Instructions to follow:
For the copy, please give all of the data again exactly and leave the pictures out.
▼
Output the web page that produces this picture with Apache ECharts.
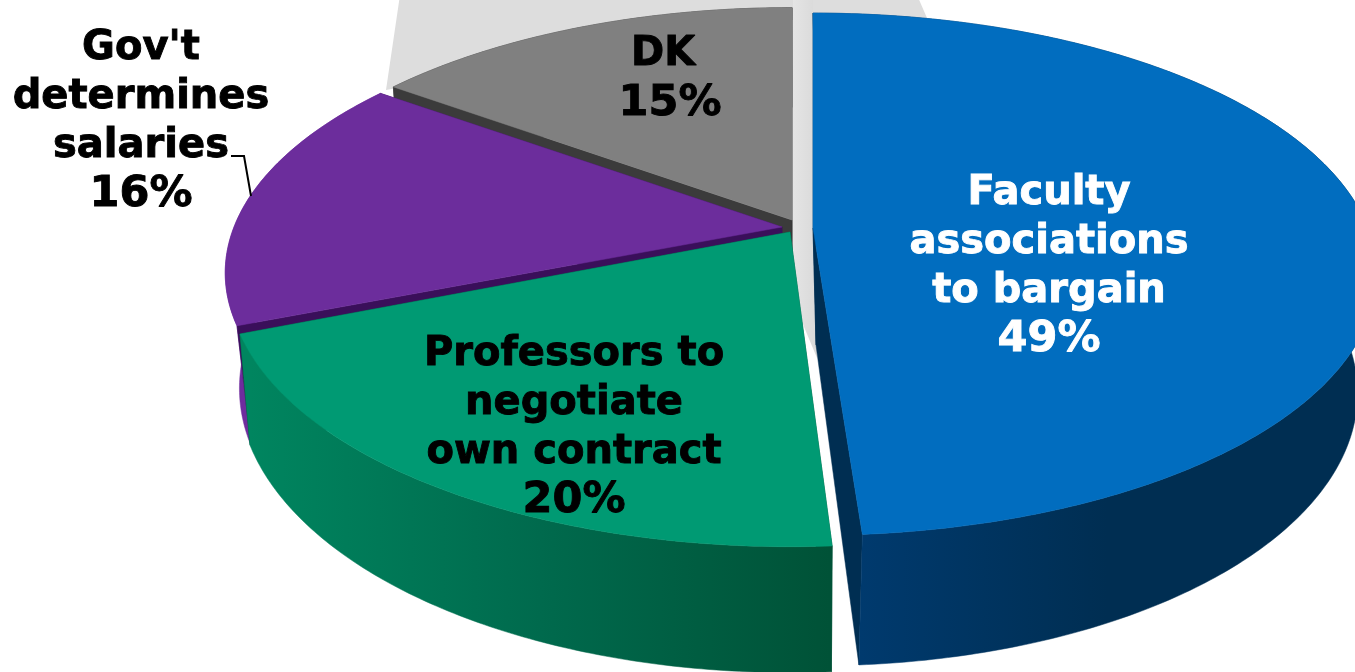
<!DOCTYPE html>
<html>
<head>
<meta charset="utf-8">
<style>html,body{margin:0;padding:0;background:#fff}#c{width:1355px;height:672px}</style>
<script src="https://cdn.jsdelivr.net/npm/echarts@6/dist/echarts.min.js"></script>
</head>
<body>
<div id="c"></div>
<script>
// Data
const names = ['Faculty\nassociations\nto bargain', 'Professors to\nnegotiate\nown contract', "Gov't\ndetermines\nsalaries", 'DK '];
const values = [49, 20, 16, 15];

// Colours
const topColors = ['#016DBF', '#009A73', '#6C2D9C', '#808080'];
const faceColors = ['#002E52', '#005237', '#3A0F5A', '#3B3B3B'];
const wallStops = [
  ['#003A6E', '#002E52', '#002E52'],
  ['#00855F', '#006A4D', '#005237'],
  ['#6F2C9E', '#6F2C9E', '#6F2C9E'],
  ['#3B3B3B', '#3B3B3B', '#3B3B3B']
];
const wallRange = [[860, 1355], [250, 830], [225, 400], [380, 800]];
const labelColors = ['#FFFFFF', '#000000', '#000000', '#000000'];

// Layout: perspective parameters of each slice's upper and lower plane
const K = 0.177;
const upper = [[813, 228, 555, 253], [790, 232, 553, 259], [782, 227, 548, 251], [792, 220, 544, 250]];
const lower = [[816, 345, 533, 264], [790, 336, 543, 277], [782, 339, 534, 270], [792, 330, 535, 262]];
const endTrimUpper = [-0.6, 0, 0, 0];
const endTrimLower = [-0.2, 0, 0, 0];
const faceOverWall = [false, false, true, false];
const labelCenters = [[1049, 267], [574, 428], [141, 122], [670, 79]];
const drawRank = [3, 2, 1, 0];
const LH = 48.7;

function project(p, deg) {
  const t = deg * Math.PI / 180, w = 1 + K * Math.cos(t);
  return [p[0] + p[2] * Math.sin(t) / w, p[1] - p[3] * Math.cos(t) / w];
}
function arc(p, a, b) {
  const n = Math.max(4, Math.ceil(Math.abs(b - a) * 1.5)), out = [];
  for (let i = 0; i <= n; i++) out.push(project(p, a + (b - a) * i / n));
  return out;
}
const total = values.reduce((s, v) => s + v, 0);

function renderSlice(params, api) {
  const i = params.dataIndex;
  let before = 0;
  for (let j = 0; j < i; j++) before += values[j];
  const a = before / total * 360, b = (before + api.value(0)) / total * 360;
  const U = upper[i], L = lower[i], rank = drawRank[i] * 10;
  const topArc = arc(U, a, b + endTrimUpper[i]), lowArc = arc(L, a, b + endTrimLower[i]);
  const apexU = [U[0], U[1]], apexL = [L[0], L[1]];
  const s = wallStops[i], r = wallRange[i];
  const wallFill = {
    type: 'linear', x: r[0], y: 0, x2: r[1], y2: 0, global: true,
    colorStops: [{offset: 0, color: s[0]}, {offset: 0.5, color: s[1]}, {offset: 1, color: s[2]}]
  };
  const poly = (pts, fill, z) => ({type: 'polygon', z2: z, shape: {points: pts},
    style: {fill: fill, stroke: fill, lineWidth: 0.5}});
  const faceA = [apexU, topArc[0], lowArc[0], apexL];
  const faceB = [apexU, topArc[topArc.length - 1], lowArc[lowArc.length - 1], apexL];
  const wall = topArc.concat(lowArc.slice().reverse());
  const faceZ = rank + (faceOverWall[i] ? 2 : 1), wallZ = rank + (faceOverWall[i] ? 1 : 2);
  const nLines = names[i].split('\n').length;
  const blockTop = labelCenters[i][1] - (nLines + 1) * LH / 2;
  const txt = (t, y, size) => ({type: 'text', z2: 100, style: {
    x: labelCenters[i][0], y: y, text: t,
    fill: labelColors[i], stroke: labelColors[i], lineWidth: 0.9,
    align: 'center', verticalAlign: 'middle',
    font: 'bold ' + size + 'px "DejaVu Sans"', lineHeight: LH
  }});
  return {
    type: 'group',
    children: [
      poly(wall, wallFill, wallZ),
      poly(faceA, faceColors[i], faceZ),
      poly(faceB, faceColors[i], faceZ),
      poly([apexU].concat(topArc), topColors[i], rank + 3),
      txt(names[i], blockTop + nLines * LH / 2, 40),
      txt(api.value(0) + '%', blockTop + nLines * LH + LH / 2, 43)
    ]
  };
}

const chart = echarts.init(document.getElementById('c'), null, {renderer: 'canvas'});
chart.setOption({
  animation: false,
  backgroundColor: '#FFFFFF',
  graphic: [
    {type: 'polygon', z: 0, silent: true, shape: {points: [[386, 90], [400, -5], [917, -5], [927, 18], [813, 20], [793, 20]]}, style: {fill: '#DDDDDD'}},
    {type: 'polygon', z: 0, silent: true, shape: {points: [[793, 0], [813, 0], [817, 358], [802, 322], [790, 232]]},
      style: {fill: {type: 'linear', x: 0, y: 0, x2: 1, y2: 0, colorStops: [{offset: 0, color: '#E6E6E6'}, {offset: 1, color: '#D9D9D9'}]}}},
    {type: 'polyline', z: 10, silent: true, shape: {points: [[231, 156], [244, 156], [251, 196]]}, style: {stroke: '#000', lineWidth: 2, fill: 'none'}}
  ],
  series: [{
    type: 'custom',
    coordinateSystem: 'none',
    silent: true,
    clip: false,
    renderItem: renderSlice,
    data: values.map(v => [v])
  }]
});
</script>
</body>
</html>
▲
Answer to this problem:
Output the web page that produces this picture with Apache ECharts.
<!DOCTYPE html>
<html>
<head>
<meta charset="utf-8">
<style>html,body{margin:0;padding:0;background:#fff}#c{width:1355px;height:672px}</style>
<script src="https://cdn.jsdelivr.net/npm/echarts@6/dist/echarts.min.js"></script>
</head>
<body>
<div id="c"></div>
<script>
// Data
const names = ['Faculty\nassociations\nto bargain', 'Professors to\nnegotiate\nown contract', "Gov't\ndetermines\nsalaries", 'DK '];
const values = [49, 20, 16, 15];

// Colours
const topColors = ['#016DBF', '#009A73', '#6C2D9C', '#808080'];
const faceColors = ['#002E52', '#005237', '#3A0F5A', '#3B3B3B'];
const wallStops = [
  ['#003A6E', '#002E52', '#002E52'],
  ['#00855F', '#006A4D', '#005237'],
  ['#6F2C9E', '#6F2C9E', '#6F2C9E'],
  ['#3B3B3B', '#3B3B3B', '#3B3B3B']
];
const wallRange = [[860, 1355], [250, 830], [225, 400], [380, 800]];
const labelColors = ['#FFFFFF', '#000000', '#000000', '#000000'];

// Layout: perspective parameters of each slice's upper and lower plane
const K = 0.177;
const upper = [[813, 228, 555, 253], [790, 232, 553, 259], [782, 227, 548, 251], [792, 220, 544, 250]];
const lower = [[816, 345, 533, 264], [790, 336, 543, 277], [782, 339, 534, 270], [792, 330, 535, 262]];
const endTrimUpper = [-0.6, 0, 0, 0];
const endTrimLower = [-0.2, 0, 0, 0];
const faceOverWall = [false, false, true, false];
const labelCenters = [[1049, 267], [574, 428], [141, 122], [670, 79]];
const drawRank = [3, 2, 1, 0];
const LH = 48.7;

function project(p, deg) {
  const t = deg * Math.PI / 180, w = 1 + K * Math.cos(t);
  return [p[0] + p[2] * Math.sin(t) / w, p[1] - p[3] * Math.cos(t) / w];
}
function arc(p, a, b) {
  const n = Math.max(4, Math.ceil(Math.abs(b - a) * 1.5)), out = [];
  for (let i = 0; i <= n; i++) out.push(project(p, a + (b - a) * i / n));
  return out;
}
const total = values.reduce((s, v) => s + v, 0);

function renderSlice(params, api) {
  const i = params.dataIndex;
  let before = 0;
  for (let j = 0; j < i; j++) before += values[j];
  const a = before / total * 360, b = (before + api.value(0)) / total * 360;
  const U = upper[i], L = lower[i], rank = drawRank[i] * 10;
  const topArc = arc(U, a, b + endTrimUpper[i]), lowArc = arc(L, a, b + endTrimLower[i]);
  const apexU = [U[0], U[1]], apexL = [L[0], L[1]];
  const s = wallStops[i], r = wallRange[i];
  const wallFill = {
    type: 'linear', x: r[0], y: 0, x2: r[1], y2: 0, global: true,
    colorStops: [{offset: 0, color: s[0]}, {offset: 0.5, color: s[1]}, {offset: 1, color: s[2]}]
  };
  const poly = (pts, fill, z) => ({type: 'polygon', z2: z, shape: {points: pts},
    style: {fill: fill, stroke: fill, lineWidth: 0.5}});
  const faceA = [apexU, topArc[0], lowArc[0], apexL];
  const faceB = [apexU, topArc[topArc.length - 1], lowArc[lowArc.length - 1], apexL];
  const wall = topArc.concat(lowArc.slice().reverse());
  const faceZ = rank + (faceOverWall[i] ? 2 : 1), wallZ = rank + (faceOverWall[i] ? 1 : 2);
  const nLines = names[i].split('\n').length;
  const blockTop = labelCenters[i][1] - (nLines + 1) * LH / 2;
  const txt = (t, y, size) => ({type: 'text', z2: 100, style: {
    x: labelCenters[i][0], y: y, text: t,
    fill: labelColors[i], stroke: labelColors[i], lineWidth: 0.9,
    align: 'center', verticalAlign: 'middle',
    font: 'bold ' + size + 'px "DejaVu Sans"', lineHeight: LH
  }});
  return {
    type: 'group',
    children: [
      poly(wall, wallFill, wallZ),
      poly(faceA, faceColors[i], faceZ),
      poly(faceB, faceColors[i], faceZ),
      poly([apexU].concat(topArc), topColors[i], rank + 3),
      txt(names[i], blockTop + nLines * LH / 2, 40),
      txt(api.value(0) + '%', blockTop + nLines * LH + LH / 2, 43)
    ]
  };
}

const chart = echarts.init(document.getElementById('c'), null, {renderer: 'canvas'});
chart.setOption({
  animation: false,
  backgroundColor: '#FFFFFF',
  graphic: [
    {type: 'polygon', z: 0, silent: true, shape: {points: [[386, 90], [400, -5], [917, -5], [927, 18], [813, 20], [793, 20]]}, style: {fill: '#DDDDDD'}},
    {type: 'polygon', z: 0, silent: true, shape: {points: [[793, 0], [813, 0], [817, 358], [802, 322], [790, 232]]},
      style: {fill: {type: 'linear', x: 0, y: 0, x2: 1, y2: 0, colorStops: [{offset: 0, color: '#E6E6E6'}, {offset: 1, color: '#D9D9D9'}]}}},
    {type: 'polyline', z: 10, silent: true, shape: {points: [[231, 156], [244, 156], [251, 196]]}, style: {stroke: '#000', lineWidth: 2, fill: 'none'}}
  ],
  series: [{
    type: 'custom',
    coordinateSystem: 'none',
    silent: true,
    clip: false,
    renderItem: renderSlice,
    data: values.map(v => [v])
  }]
});
</script>
</body>
</html>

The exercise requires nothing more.